IO / Disc intensive load testing

Hello,
My task is to make an elastic search disk/io "hard life" :-). To not reinventing the wheel - is there a tool for simulation high disk load on elastic?
what type of query is the most disk/io intensive? I saw many articles and the best practices on how to tune performance but my task is really to kill disk/io for elastic and I didn't find any useful open information on the web.

Thank you in advance.

Welcome!

You could use Rally for this. It's a purpose-built benchmarking tool for Elasticsearch.

There are several specimen datasets available and you can configure the load to put on the cluster.

Thank you for the answer @whatgeorgemade. I saw Rally. I probably wrong but what I understood Rally is mostly used or benchmark of different elastic search versions aka comparing the performance of version A against version B.

In my case, I am trying to cause disk high load testing. For example - a very complicated query requires a full index scan and running or heavy write insertions. I don't know what kind of operation/queries this could be. For example, relation databases "hates" nested joins. I can hang DB by this kind of query.
In the case of elastic what kind of query/insertions can cause disk saturation.

Does Rally have such capabilities?

Heavy indexing is probably the easiest way to saturate disk I/O assuming you have sufficient networking throughput and CPU for that to not be a bottleneck.

1 Like

You can use Rally to benchmark your own cluster. If you have data already, you can even benchmark writing those documents, and running your own queries.

If you do have your own data, the best way to start is by creating a new track based on one of your existing indices. Have a look here to see how that's done.

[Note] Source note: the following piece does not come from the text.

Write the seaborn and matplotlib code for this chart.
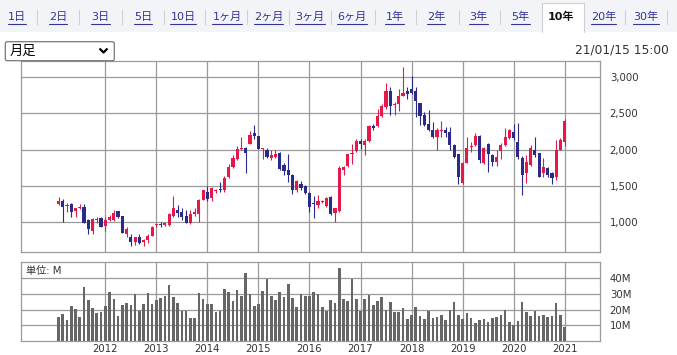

If you don't have your own data, you can look through the sample datasets and use one that is close to the type of document you're going to be indexing.

1 Like

Ok, what kind of documents it should be. Is it a massive index of simple documents or I should be kind of Wikipedia. By default elastic is indexing by every JSON field , right? if I will simulate load with 100 - 1000 field each document, does the number of fields effect on indexing effort and as a result performance?

Thanks in advance.

I am not sure what the relationship between document size and disk I/O is so suspect you will need to test. I do not think you need very large documents to saturate I/O so you can probably use one of the existing Rally datasets.